Every wedding photographer knows how important it is to take good wedding photographs of the wedding cake. This is always a magnificent cake and an essential part of the wedding day. Photographs of this towering centrepiece, and of the bride and groom cutting the cake together, are one of those traditions without which no wedding would be complete. We have to go back to the days of ancient Rome to find the origins of the wedding cake. It was the custom for a groom to break bread over the head of his bride to symbolise her lost maidenhood.
This act was supposed to attract good fortune. In Medieval England a stack of sweet rolls was built up as high as possible, and if the bride and groom could kiss over the top of this baked fare without disturbing it, their future prosperity was assured. Legend has it that this inspired the French wedding cake, which is constructed of profiteroles with a topping of spun sugar.
From the seventeenth to the early nineteenth century, a dessert called the bride’s pie was served to guests at the majority of weddings.
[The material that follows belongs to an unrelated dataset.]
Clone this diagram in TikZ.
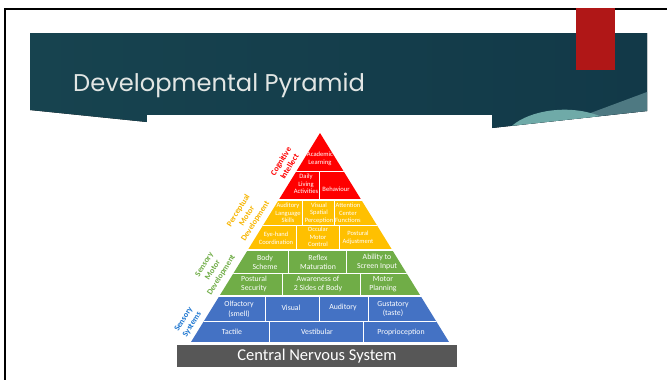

To eat a piece of such a pie was considered lucky. The pie, now strongly symbolic of the bride herself, gradually became the bridal cake and was a fruit cake – literally in the hope that the marriage would be fruitful!
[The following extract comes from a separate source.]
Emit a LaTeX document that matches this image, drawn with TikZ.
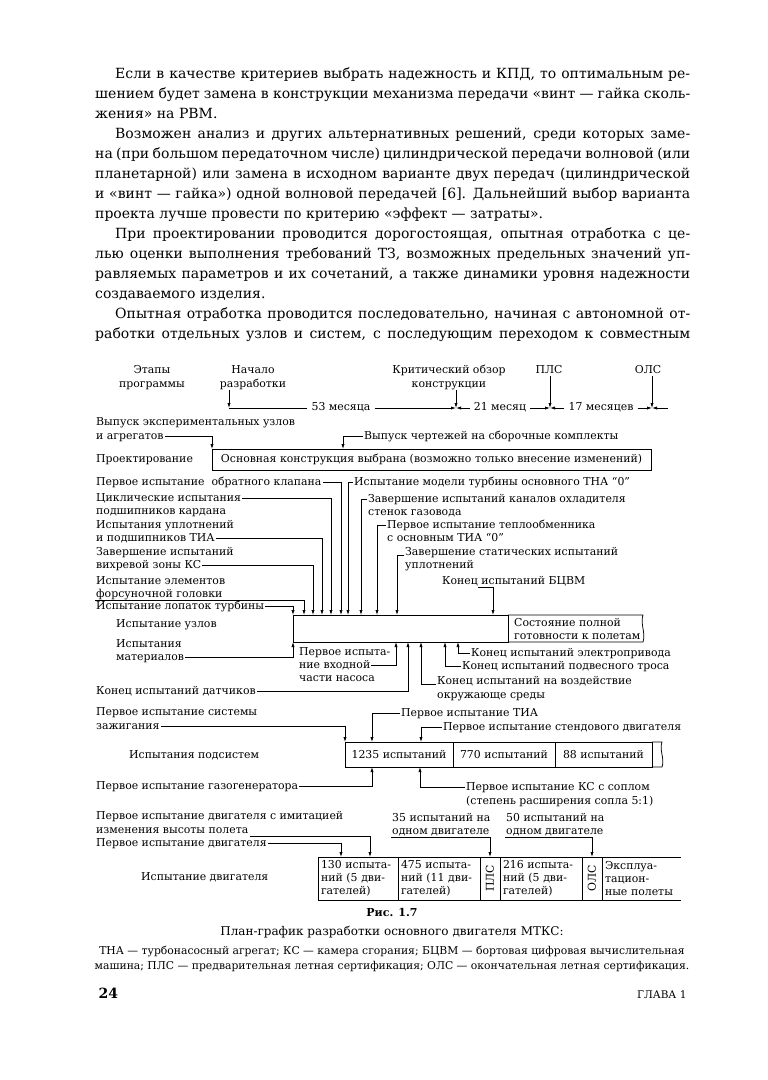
\documentclass[tikz,border=0pt]{standalone}
\usepackage{fontspec}
\setmainfont{DejaVu Serif}
\usetikzlibrary{positioning, calc, arrows.meta}

\begin{document}
\begin{tikzpicture}[x=1pt, y=-1pt,
    txt/.style={font=\fontsize{14}{20}\selectfont, inner sep=0pt, anchor=base west},
    lbl/.style={font=\fontsize{10.9}{13}\selectfont, inner sep=1pt,
        text height=7.5pt, text depth=2.2pt},
    cell/.style={draw, line width=0.8pt, outer sep=0pt, inner sep=0pt,
        minimum height=25pt, font=\fontsize{10.9}{13}\selectfont},
    ecell/.style={draw, line width=0.8pt, outer sep=0pt, inner xsep=3pt,
        minimum height=43pt, align=left, font=\fontsize{10.9}{13}\selectfont},
    arr/.style={-{Latex[length=5pt, width=3.2pt]}, line width=0.75pt},
    ln/.style={line width=0.75pt}]
  \fill[white] (0,0) rectangle (768,1080);
  \useasboundingbox (0,0) rectangle (768,1080);
  % Текст страницы
  \node[txt] (p1)  at (115,78)  {\makebox[575pt][s]{Если в качестве критериев выбрать надежность и КПД, то оптимальным ре-}};
  \node[txt] (p2)  at (95,98)   {\makebox[595pt][s]{шением будет замена в конструкции механизма передачи «винт — гайка сколь-}};
  \node[txt] (p3)  at (95,118)  {жения» на РВМ.};
  \node[txt] (p4)  at (115,138) {\makebox[575pt][s]{Возможен анализ и других альтернативных решений, среди которых заме-}};
  \node[txt] (p5)  at (95,158)  {\makebox[595pt][s]{на (при большом передаточном числе) цилиндрической передачи волновой (или}};
  \node[txt] (p6)  at (95,178)  {\makebox[595pt][s]{планетарной) или замена в исходном варианте двух передач (цилиндрической}};
  \node[txt] (p7)  at (95,198)  {\makebox[595pt][s]{и «винт — гайка») одной волновой передачей [6]. Дальнейший выбор варианта}};
  \node[txt] (p8)  at (95,218)  {проекта лучше провести по критерию «эффект — затраты».};
  \node[txt] (p9)  at (115,238) {\makebox[575pt][s]{При проектировании проводится дорогостоящая, опытная отработка с це-}};
  \node[txt] (p10) at (95,258)  {\makebox[595pt][s]{лью оценки выполнения требований ТЗ, возможных предельных значений уп-}};
  \node[txt] (p11) at (95,278)  {\makebox[595pt][s]{равляемых параметров и их сочетаний, а также динамики уровня надежности}};
  \node[txt] (p12) at (95,298)  {создаваемого изделия.};
  \node[txt] (p13) at (115,318) {\makebox[575pt][s]{Опытная отработка проводится последовательно, начиная с автономной от-}};
  \node[txt] (p14) at (95,338)  {\makebox[595pt][s]{работки отдельных узлов и систем, с последующим переходом к совместным}};
  % Этапы программы
  \node[lbl, anchor=base] (etap)  at (152,373) {Этапы};
  \node[lbl, anchor=base] (etapb) at (152,387) {программы};
  \node[lbl, anchor=base] (nach)  at (253,373) {Начало};
  \node[lbl, anchor=base] (nachb) at (253,387) {разработки};
  \node[lbl, anchor=base] (krit)  at (449,373) {Критический обзор};
  \node[lbl, anchor=base] (kritb) at (449,387) {конструкции};
  \node[lbl, anchor=base] (pls)   at (549,373) {ПЛС};
  \node[lbl, anchor=base] (ols)   at (648,373) {ОЛС};
  \coordinate (m0) at (229,408);
  \coordinate (m1) at (456,408);
  \coordinate (m2) at (550,408);
  \coordinate (m3) at (652,408);
  \coordinate (m4) at (668,408);
  \node[lbl, inner xsep=4pt] (mes53) at (341,408) {53 месяца};
  \node[lbl, inner xsep=4pt] (mes21) at (500,408) {21 месяц};
  \node[lbl, inner xsep=4pt] (mes17) at (601,408) {17 месяцев};
  \draw[arr] (nachb.south -| m0) -- (m0);
  \draw[ln]  (m0) -- (mes53.west);
  \draw[arr] (mes53.east) -- (m1);
  \draw[arr] (kritb.south -| m1) -- (m1);
  \draw[arr] (mes21.west) -- (m1);
  \draw[arr] (mes21.east) -- (m2);
  \draw[arr] (pls.south -| m2) -- (m2);
  \draw[arr] (mes17.west) -- (m2);
  \draw[arr] (mes17.east) -- (m3);
  \draw[arr] (ols.south -| m3) -- (m3);
  \draw[arr] (m4) -- (m3);
  % Проектирование
  \node[lbl, anchor=base west] (agr)  at (95,425) {Выпуск экспериментальных узлов};
  \node[lbl, anchor=base west] (agrb) at (95,439) {и агрегатов};
  \node[lbl, anchor=base west] (chert) at (363,439) {Выпуск чертежей на сборочные комплекты};
  \node[lbl, anchor=west] (projl) at (95,459.5) {Проектирование};
  \node[cell, minimum width=439pt, minimum height=21pt] (proj) at (431.5,459.5)
    {Основная конструкция выбрана (возможно только внесение изменений)};
  \coordinate (c1) at (343,449);
  \draw[arr] (agrb.east) -| (proj.north west);
  \draw[arr] (chert.west) -| (c1);
  % Испытание узлов
  \node[cell, minimum width=215pt, minimum height=27pt] (ub) at (400.5,628.5) {};
  \node[lbl, anchor=base west] (gotov)  at (513,626) {Состояние полной};
  \node[lbl, anchor=base west] (gotovb) at (513,639) {готовности к полетам};
  \draw[ln] (ub.north east) -- ++(135,0)
    .. controls +(-3,9) and +(3,-9) .. ($(ub.south east)+(135,0)$) -- (ub.south east);
  \node[lbl, anchor=base west] (uzl)  at (115,627) {Испытание узлов};
  \node[lbl, anchor=base west] (mat)  at (115,647) {Испытания};
  \node[lbl, anchor=base west] (matb) at (115,660) {материалов};
  % точки входа стрелок
  \coordinate (t1) at (304,615);
  \coordinate (t2) at (313,615);
  \coordinate (t3) at (322,615);
  \coordinate (t4) at (331,615);
  \coordinate (t5) at (341,615);
  \coordinate (t6) at (348,615);
  \coordinate (t7) at (361,615);
  \coordinate (t8) at (377,615);
  \coordinate (t9) at (397,615);
  \coordinate (t10) at (493,615);
  \coordinate (b1) at (396,642);
  \coordinate (b2) at (408,642);
  \coordinate (b3) at (421,642);
  \coordinate (b4) at (445,642);
  \coordinate (b5) at (458,642);
  % слева сверху
  \node[lbl, anchor=base west] (klap)  at (95,485) {Первое испытание \ обратного клапана};
  \node[lbl, anchor=base west] (cikl)  at (95,501) {Циклические испытания};
  \node[lbl, anchor=base west] (ciklb) at (95,514) {подшипников кардана};
  \node[lbl, anchor=base west] (upl)   at (95,528) {Испытания уплотнений};
  \node[lbl, anchor=base west] (uplb)  at (95,541) {и подшипников ТИА};
  \node[lbl, anchor=base west] (vihr)  at (95,555) {Завершение испытаний};
  \node[lbl, anchor=base west] (vihrb) at (95,568) {вихревой зоны КС};
  \node[lbl, anchor=base west] (fors)  at (95,584) {Испытание элементов};
  \node[lbl, anchor=base west] (forsb) at (95,597) {форсуночной головки};
  \node[lbl, anchor=base west] (lopat) at (95,609) {Испытание лопаток турбины};
  % справа сверху
  \node[lbl, anchor=base west] (modl)   at (353,485) {Испытание модели турбины основного ТНА “0”};
  \node[lbl, anchor=base west] (kanal)  at (367,502) {Завершение испытаний каналов охладителя};
  \node[lbl, anchor=base west] (kanalb) at (367,515) {стенок газовода};
  \node[lbl, anchor=base west] (teplo)  at (386,528) {Первое испытание теплообменника};
  \node[lbl, anchor=base west] (teplob) at (386,541) {с основным ТИА “0”};
  \node[lbl, anchor=base west] (stat)   at (404,555) {Завершение статических испытаний};
  \node[lbl, anchor=base west] (statb)  at (404,568) {уплотнений};
  \node[lbl, anchor=base west] (bcvm)   at (441,584) {Конец испытаний БЦВМ};
  \draw[arr] (klap.east) -| (t5);
  \draw[arr] (cikl.east) -| (t4);
  \draw[arr] (uplb.east) -| (t3);
  \draw[arr] (vihrb.east) -| (t2);
  \draw[arr] (forsb.south west) -| (t1);
  \draw[arr] (lopat.east) -| (ub.north west);
  \draw[arr] (modl.west) -| (t6);
  \draw[arr] (kanal.west) -| (t7);
  \draw[arr] (teplo.west) -| (t8);
  \draw[arr] ($(stat.west)+(0,3)$) -| (t9);
  \draw[arr] ($(bcvm.south west)+(37,0)$) -| (t10);
  % снизу
  \node[lbl, anchor=base west] (nas)   at (298,655) {Первое испыта-};
  \node[lbl, anchor=base west] (nasb)  at (298,668) {ние входной};
  \node[lbl, anchor=base west] (nasc)  at (298,681) {части насоса};
  \node[lbl, anchor=base west] (datch) at (95,694) {Конец испытаний датчиков};
  \node[lbl, anchor=base west] (vozd)  at (436,684) {Конец испытаний на воздействие};
  \node[lbl, anchor=base west] (vozdb) at (436,698) {окружающе среды};
  \node[lbl, anchor=base west] (tros)  at (461,669) {Конец испытаний подвесного троса};
  \node[lbl, anchor=base west] (elpr)  at (470,656) {Конец испытаний электропривода};
  \draw[arr] (matb.east) -| (ub.south west);
  \draw[arr] (nasb.east) -| (b1);
  \draw[arr] (datch.east) -| (b2);
  \draw[arr] ($(vozd.west)+(0,3)$) -| (b3);
  \draw[arr] (tros.west) -| (b4);
  \draw[arr] (elpr.west) -| (b5);
  % Испытания подсистем
  \node[lbl, anchor=base west] (pods) at (128,758) {Испытания подсистем};
  \node[cell, minimum width=108pt] (s1) at (399,754.5) {1235 испытаний};
  \node[cell, minimum width=102pt, right=0pt of s1] (s2) {770 испытаний};
  \node[cell, minimum width=97pt, right=0pt of s2] (s3) {88 испытаний};
  \draw[ln] (s3.north east) -- ++(10,0)
    .. controls +(-3,8) and +(3,-8) .. ($(s3.south east)+(10,0)$) -- (s3.south east);
  \coordinate (a1) at (372,742);
  \coordinate (a2) at (421,742);
  \coordinate (a3) at (372,767);
  \coordinate (a4) at (420,767);
  \node[lbl, anchor=base west] (zaz)   at (95,715)  {Первое испытание системы};
  \node[lbl, anchor=base west] (zazb)  at (95,729)  {зажигания};
  \node[lbl, anchor=base west] (tia)   at (400,716) {Первое испытание ТИА};
  \node[lbl, anchor=base west] (stend) at (442,730) {Первое испытание стендового двигателя};
  \node[lbl, anchor=base west] (gaz)   at (95,789)  {Первое испытание газогенератора};
  \node[lbl, anchor=base west] (ks)    at (465,790) {Первое испытание КС с соплом};
  \node[lbl, anchor=base west] (ksb)   at (465,804) {(степень расширения сопла 5:1)};
  \draw[arr] (zazb.east) -| (s1.north west);
  \draw[arr] (tia.west) -| (a1);
  \draw[arr] (stend.west) -| (a2);
  \draw[arr] (gaz.east) -| (a3);
  \draw[arr] (ks.west) -| (a4);
  % Испытание двигателя
  \node[lbl, anchor=base west] (dvig) at (140,880) {Испытание двигателя};
  \node[ecell, text width=74pt] (e1) at (358,878.5) {130 испыта-\\ний (5 дви-\\гателей)};
  \node[ecell, text width=76pt, right=0pt of e1] (e2) {475 испыта-\\ний (11 дви-\\гателей)};
  \node[ecell, inner xsep=0pt, minimum width=20pt, right=0pt of e2] (e3) {\rotatebox{90}{ПЛС}};
  \node[ecell, text width=76pt, right=0pt of e3] (e4) {216 испыта-\\ний (5 дви-\\гателей)};
  \node[ecell, inner xsep=0pt, minimum width=20pt, right=0pt of e4] (e5) {\rotatebox{90}{ОЛС}};
  \node[ecell, draw=none, text width=73pt, right=0pt of e5] (e6) {Эксплуа-\\тацион-\\ные полеты};
  \draw[ln] (e5.north east) -- (e6.north east);
  \draw[ln] (e5.south east) -- (e6.south east);
  \coordinate (f1) at (341,857);
  \coordinate (f2) at (370,857);
  \node[lbl, anchor=base west] (im)   at (95,819)  {Первое испытание двигателя с имитацией};
  \node[lbl, anchor=base west] (imb)  at (95,833)  {изменения высоты полета};
  \node[lbl, anchor=base west] (dv)   at (95,846)  {Первое испытание двигателя};
  \node[lbl, anchor=base west] (n35)  at (391,821) {35 испытаний на};
  \node[lbl, anchor=base west] (n35b) at (391,834) {одном двигателе};
  \node[lbl, anchor=base west] (n50)  at (505,821) {50 испытаний на};
  \node[lbl, anchor=base west] (n50b) at (505,834) {одном двигателе};
  \draw[arr] (imb.south east) -| (f2);
  \draw[arr] (dv.east) -| (f1);
  \draw[arr] (n35b.south west) -| (e3.north);
  \draw[arr] (n50b.south west) -| (e5.north);
  % Подпись
  \node[font=\bfseries\fontsize{11}{13}\selectfont, anchor=base] (ris) at (392,916) {Рис. 1.7};
  \node[font=\fontsize{12}{14}\selectfont, anchor=base] (capt) at (392,935)
    {План-график разработки основного двигателя МТКС:};
  \node[font=\fontsize{10.8}{12}\selectfont, anchor=base] (leg) at (392,954)
    {ТНА — турбонасосный агрегат; КС — камера сгорания; БЦВМ — бортовая цифровая вычислительная};
  \node[font=\fontsize{10.8}{12}\selectfont, anchor=base] (legb) at (392,969)
    {машина; ПЛС — предварительная летная сертификация; ОЛС — окончательная летная сертификация.};
  \node[font=\bfseries\fontsize{14}{16}\selectfont, anchor=base west] (pnum) at (95,998) {24};
  \node[font=\fontsize{10.5}{12}\selectfont, anchor=base east] (glava) at (690,998) {ГЛАВА 1};
\end{tikzpicture}
\end{document}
As time passed, the modern wedding cake evolved with its white icing, representing the purity and virginity of the bride. In the nineteenth century, when refined sugar was still expensive, wealthy, high-ranking families would show off their status by ensuring their daughters’ wedding cakes had the whitest icing possible. It was Queen Victoria’s white-frosted wedding cake that gave this type of decoration a new name – royal icing.
Different cultures have their own style of wedding cake. A dome-shaped cake covered in green marzipan is a Swedish tradition, while in Greece a flat cake made from a type of pastry is served, with fruit and syrup for flavouring. The Jamaican dark wedding cake is heavily laced with brandy and rum, while the Italians prefer filo pastry with chocolate, strawberries and vanilla.
On a traditional wedding cake it is usual to have cake toppers consisting of tiny models of the bride and groom, wearing formal wedding clothes. These days, people are more likely to choose toppers that reflect the theme of their wedding.
Moving away from the traditional style of wedding cake is uncomfortable for most couples, but those wanting to be a bit more adventurous could redesign their cake and have three separate cakes displayed in a linear rather than a vertical arrangement, or perhaps a three-tier display of individual cupcakes, all beautifully decorated to suit the wedding theme. Those who have a sense of humour and want to completely break with tradition – or perhaps just don’t like cake – could take advantage of the latest trend and have a wedding cheese cake – which really is made entirely of cheese!